• _INFORMATION SHOWN_:
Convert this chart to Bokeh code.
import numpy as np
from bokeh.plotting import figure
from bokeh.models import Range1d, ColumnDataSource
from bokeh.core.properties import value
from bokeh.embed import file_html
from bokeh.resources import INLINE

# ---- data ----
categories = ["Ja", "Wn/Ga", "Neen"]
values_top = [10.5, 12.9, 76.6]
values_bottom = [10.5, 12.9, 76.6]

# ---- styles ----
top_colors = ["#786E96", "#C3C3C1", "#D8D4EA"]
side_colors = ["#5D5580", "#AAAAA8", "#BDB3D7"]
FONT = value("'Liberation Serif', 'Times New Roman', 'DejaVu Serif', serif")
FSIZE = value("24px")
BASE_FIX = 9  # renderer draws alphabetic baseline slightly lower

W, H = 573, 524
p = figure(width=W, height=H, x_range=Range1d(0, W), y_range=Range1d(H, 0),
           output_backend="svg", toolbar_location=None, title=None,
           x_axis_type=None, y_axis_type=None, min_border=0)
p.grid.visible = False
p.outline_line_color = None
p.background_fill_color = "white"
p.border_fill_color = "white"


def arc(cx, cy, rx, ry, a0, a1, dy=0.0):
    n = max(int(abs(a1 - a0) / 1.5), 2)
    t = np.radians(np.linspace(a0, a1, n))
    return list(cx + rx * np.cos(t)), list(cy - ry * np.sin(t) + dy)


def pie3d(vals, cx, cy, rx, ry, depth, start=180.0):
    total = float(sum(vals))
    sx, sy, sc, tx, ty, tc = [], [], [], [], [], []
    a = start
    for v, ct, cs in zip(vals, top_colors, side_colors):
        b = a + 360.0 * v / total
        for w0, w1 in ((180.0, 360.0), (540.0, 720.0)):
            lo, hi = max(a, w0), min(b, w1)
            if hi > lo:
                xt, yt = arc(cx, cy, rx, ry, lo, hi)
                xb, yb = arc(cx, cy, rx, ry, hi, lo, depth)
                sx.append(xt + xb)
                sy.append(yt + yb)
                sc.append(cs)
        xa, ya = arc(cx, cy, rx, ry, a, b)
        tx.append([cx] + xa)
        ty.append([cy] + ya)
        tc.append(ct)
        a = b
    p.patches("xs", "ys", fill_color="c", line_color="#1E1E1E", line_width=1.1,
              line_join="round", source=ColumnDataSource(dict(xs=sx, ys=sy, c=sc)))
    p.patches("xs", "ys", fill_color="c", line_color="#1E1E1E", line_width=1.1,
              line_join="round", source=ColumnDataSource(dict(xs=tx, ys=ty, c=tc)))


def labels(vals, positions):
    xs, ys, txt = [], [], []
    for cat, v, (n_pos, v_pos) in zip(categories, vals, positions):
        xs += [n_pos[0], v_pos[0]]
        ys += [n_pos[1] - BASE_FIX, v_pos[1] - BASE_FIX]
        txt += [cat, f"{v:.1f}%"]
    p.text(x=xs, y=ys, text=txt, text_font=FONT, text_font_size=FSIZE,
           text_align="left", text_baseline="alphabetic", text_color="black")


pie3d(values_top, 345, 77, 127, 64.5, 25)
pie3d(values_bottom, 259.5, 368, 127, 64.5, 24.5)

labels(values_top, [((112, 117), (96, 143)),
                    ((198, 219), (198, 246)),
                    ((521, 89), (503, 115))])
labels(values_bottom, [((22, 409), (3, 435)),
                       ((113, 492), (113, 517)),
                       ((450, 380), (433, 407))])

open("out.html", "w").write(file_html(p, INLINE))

• _WHAT YOU HAVE TO DO_:
Please reproduce exactly the lines above, beginning with the first and ending with the line that contains "values_bottom = [10.5, 12.9, 76.6]", and include nothing outside that range.

• _ANSWER TO THIS TASK_:
Convert this chart to Bokeh code.
import numpy as np
from bokeh.plotting import figure
from bokeh.models import Range1d, ColumnDataSource
from bokeh.core.properties import value
from bokeh.embed import file_html
from bokeh.resources import INLINE

# ---- data ----
categories = ["Ja", "Wn/Ga", "Neen"]
values_top = [10.5, 12.9, 76.6]
values_bottom = [10.5, 12.9, 76.6]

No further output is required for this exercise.